The Chinese government has announced new tariffs on Canadian agricultural products, including a 100% duty on over $1 billion worth of rapeseed oil, oil cakes, and pea imports, and a 25% duty on $1.6 billion worth of Canadian pork and aquatic products.
The move comes as part of an escalating trade dispute between the two nations, with China accusing Canada of violating World Trade Organization (WTO) rules and engaging in protectionist practices.
Canola —one of Canada’s top exports to China— was notably excluded from the tariffs, signaling that Beijing may be leaving the door open for future trade negotiations.
Political analysts are saying that the timing of China’s tariffs serves as a warning to Canada against aligning too closely with U.S. trade policies. Dan Wang, China director at Eurasia Group, noted that China’s delayed response to Canada’s October tariffs reflects both capacity constraints and strategic signaling. “By striking now, China reminds Canada of the cost of aligning too closely with American trade policy,” Wang had said.
The Trump administration had previously signaled it could relax the 25% import levies on Canada and Mexico if they align with U.S. trade measures against China, particularly over issues like fentanyl flows.
The new tariffs are the latest development in a growing trade dispute between China and Canada. In August, Canadian Prime Minister Justin Trudeau imposed levies on Chinese goods, citing concerns over China’s state-directed policy of overcapacity. This followed similar actions by the United States and the European Union, both of which also applied tariffs on Chinese-made electric vehicles (EVs).
In response, China launched an anti-dumping investigation into Canadian canola imports in September. More than half of Canada’s canola exports go to China, with the trade valued at $3.7 billion in 2023, according to the Canola Council of Canada.
Canola Exclusion Suggests Room for Negotiations
Rosa Wang, an analyst with agricultural consultancy JCI, noted that the exclusion of canola from the latest tariffs could be a strategic move by Beijing to leave room for negotiations.
“The investigation on Canadian canola is still ongoing. That canola was not included in the list of tariffs this time might also be a gesture to leave room for negotiations,” she said.
Beijing may also be hoping for a change in Canada’s government following the next national election, which must be held by October 20. A new administration could provide an opportunity to reset bilateral relations, similar to how China eased trade restrictions on Australia after a change in leadership.
China-Canada Trade Relations Under Strain
China is Canada’s second-largest trading partner, trailing far behind the United States. In 2024, Canada exported $47 billion worth of goods to China, according to Chinese customs data. However, the ongoing trade dispute has strained relations between the two nations.
Even Pay, an agriculture analyst at Trivium China, expressed confusion over Beijing’s latest move. “To be honest, I don’t understand why they are doing this one at all,” Pay said. She added that Beijing might use Canada’s upcoming election as an opportunity to reset relations, as it did with Australia.

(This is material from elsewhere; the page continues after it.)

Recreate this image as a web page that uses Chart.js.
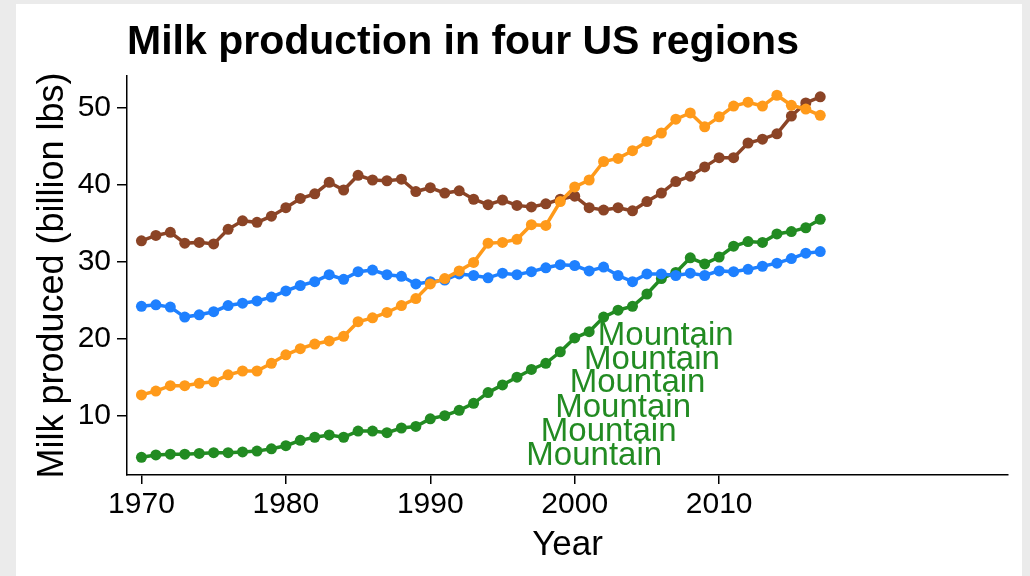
<!DOCTYPE html>
<html>
<head>
<meta charset="utf-8">
<script src="https://cdn.jsdelivr.net/npm/chart.js@4.4.1/dist/chart.umd.min.js"></script>
<style>
  html, body { margin: 0; padding: 0; background: #ebebeb; }
  #panel { position: absolute; left: 16px; top: 4px; width: 1006px; height: 572px; background: #fff; }
</style>
</head>
<body>
<div id="panel"><canvas id="mycanvas" width="1006" height="572"></canvas></div>
<script>
var years = [];
for (var yr = 1970; yr <= 2017; yr++) years.push(yr);

var lakeStates = [32.7, 33.4, 33.8, 32.4, 32.5, 32.3, 34.2, 35.3, 35.1, 35.9,
  37.0, 38.2, 38.8, 40.3, 39.3, 41.2, 40.6, 40.5, 40.7, 39.1,
  39.6, 38.9, 39.2, 38.1, 37.4, 38.0, 37.3, 37.1, 37.5, 38.1,
  38.5, 37.0, 36.7, 37.0, 36.6, 37.8, 38.9, 40.4, 41.1, 42.3,
  43.5, 43.5, 45.4, 45.9, 46.6, 48.9, 50.6, 51.4];
var northeast = [24.2, 24.4, 24.1, 22.8, 23.1, 23.5, 24.3, 24.6, 24.9, 25.4,
  26.2, 26.9, 27.4, 28.3, 27.7, 28.7, 28.9, 28.3, 28.1, 27.1,
  27.4, 27.6, 28.4, 28.2, 27.9, 28.5, 28.3, 28.7, 29.2, 29.6,
  29.5, 28.8, 29.3, 28.2, 27.4, 28.4, 28.4, 28.2, 28.5, 28.2,
  28.8, 28.7, 29.0, 29.4, 29.8, 30.4, 31.1, 31.3];
var pacific = [12.7, 13.2, 13.9, 13.9, 14.2, 14.4, 15.3, 15.8, 15.8, 16.8,
  17.9, 18.7, 19.3, 19.7, 20.3, 22.2, 22.7, 23.4, 24.3, 25.2,
  27.1, 27.8, 28.8, 29.9, 32.4, 32.5, 32.9, 34.8, 34.7, 37.8,
  39.7, 40.6, 43.0, 43.4, 44.4, 45.6, 46.7, 48.5, 49.3, 47.5,
  48.8, 50.2, 50.7, 50.2, 51.6, 50.3, 49.8, 49.0];
var mountain = [4.6, 4.9, 5.0, 5.0, 5.1, 5.2, 5.2, 5.3, 5.4, 5.7,
  6.1, 6.8, 7.2, 7.5, 7.2, 8.0, 8.0, 7.8, 8.4, 8.6,
  9.6, 10.0, 10.7, 11.6, 13.0, 14.0, 15.0, 16.0, 16.8, 18.3,
  20.1, 20.9, 22.8, 23.7, 24.2, 25.8, 27.8, 28.6, 30.5, 29.7,
  30.6, 32.0, 32.6, 32.5, 33.6, 33.9, 34.4, 35.5];

var xTicks = [1970, 1980, 1990, 2000, 2010];
var yTicks = [10, 20, 30, 40, 50];

// the repeated "Mountain" labels (centre year, centre value)
var labelYears = [2006.3, 2005.35, 2004.35, 2003.35, 2002.35, 2001.35];
var labelValues = [20.4, 17.3, 14.2, 11.05, 7.9, 4.8];

var titleText = 'Milk production in four US regions';
var fontFamily = '"Liberation Sans", Arial, Helvetica, sans-serif';

function series(label, values, color) {
  return {
    label: label,
    data: values.map(function(v, i) { return {x: years[i], y: v}; }),
    borderColor: color,
    backgroundColor: color,
    pointBackgroundColor: color,
    pointBorderWidth: 0,
    pointRadius: 5.5,
    borderWidth: 3.5,
    tension: 0
  };
}

var extras = {
  id: 'extras',
  afterDatasetsDraw: function(chart) {
    var ctx = chart.ctx;
    var xs = chart.scales.x, ys = chart.scales.y;
    ctx.save();
    ctx.font = '33px ' + fontFamily;
    ctx.fillStyle = '#228b22';
    ctx.textAlign = 'center';
    ctx.textBaseline = 'middle';
    for (var i = 0; i < labelYears.length; i++) {
      ctx.fillText('Mountain', xs.getPixelForValue(labelYears[i]), ys.getPixelForValue(labelValues[i]));
    }
    ctx.font = 'bold 41px ' + fontFamily;
    ctx.fillStyle = '#000';
    ctx.textAlign = 'left';
    ctx.textBaseline = 'alphabetic';
    ctx.fillText(titleText, chart.chartArea.left, 50);
    ctx.restore();
  }
};

var ctx = document.getElementById('mycanvas');
var chart = new Chart(ctx, {
  type: 'line',
  data: {
    datasets: [
      series('Pacific', pacific, '#ff9a1a'),
      series('Northeast', northeast, '#1e80ff'),
      series('Mountain', mountain, '#228b22'),
      series('Lake States', lakeStates, '#8b4426')
    ]
  },
  options: {
    responsive: false,
    devicePixelRatio: 1,
    animation: false,
    layout: { padding: { top: 72, right: 14, bottom: 0, left: 0 } },
    plugins: { legend: { display: false }, tooltip: { enabled: false }, title: { display: false } },
    scales: {
      x: {
        type: 'linear',
        min: 1969,
        max: 2030,
        afterFit: function(s) { s.height = 101; },
        afterBuildTicks: function(s) { s.ticks = xTicks.map(function(v) { return {value: v}; }); },
        grid: { drawOnChartArea: false, drawTicks: true, tickLength: 9, color: '#000', lineWidth: 1.5 },
        border: { display: true, color: '#000', width: 1.5 },
        ticks: {
          color: '#000', padding: 3, maxRotation: 0,
          font: { family: fontFamily, size: 30 },
          callback: function(v) { return String(v); }
        },
        title: {
          display: true, text: 'Year', color: '#000',
          font: { family: fontFamily, size: 35 },
          padding: { top: 0, bottom: 10 }
        }
      },
      y: {
        type: 'linear',
        min: 2.3,
        max: 54.1,
        afterFit: function(s) { s.width = 111; },
        afterBuildTicks: function(s) { s.ticks = yTicks.map(function(v) { return {value: v}; }); },
        grid: { drawOnChartArea: false, drawTicks: true, tickLength: 10, color: '#000', lineWidth: 1.5 },
        border: { display: true, color: '#000', width: 1.5 },
        ticks: {
          color: '#000', padding: 6,
          font: { family: fontFamily, size: 30 },
          callback: function(v) { return String(v); }
        },
        title: {
          display: true, text: 'Milk produced (billion lbs)', color: '#000',
          font: { family: fontFamily, size: 36 },
          padding: { top: 15, bottom: 0 }
        }
      }
    }
  },
  plugins: [extras]
});
</script>
</body>
</html>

China’s approach to Canada mirrors its past actions against Australia. In 2020, Beijing imposed tariffs, bans, and restrictions on key Australian exports, including barley, wine, beef, coal, lobster, and timber, in retaliation for Canberra’s call for a COVID-19 origins probe. These measures were not lifted until 2023, a year after Australian Prime Minister Anthony Albanese replaced Scott Morrison, who had initiated the inquiry.
As the trade dispute escalates, all eyes are on Canada’s upcoming election and whether a change in leadership could pave the way for improved relations with China. In the meantime, Canadian exporters are bracing for the impact of the new tariffs, while Beijing continues to signal its willingness to negotiate—provided Canada adjusts its trade policies.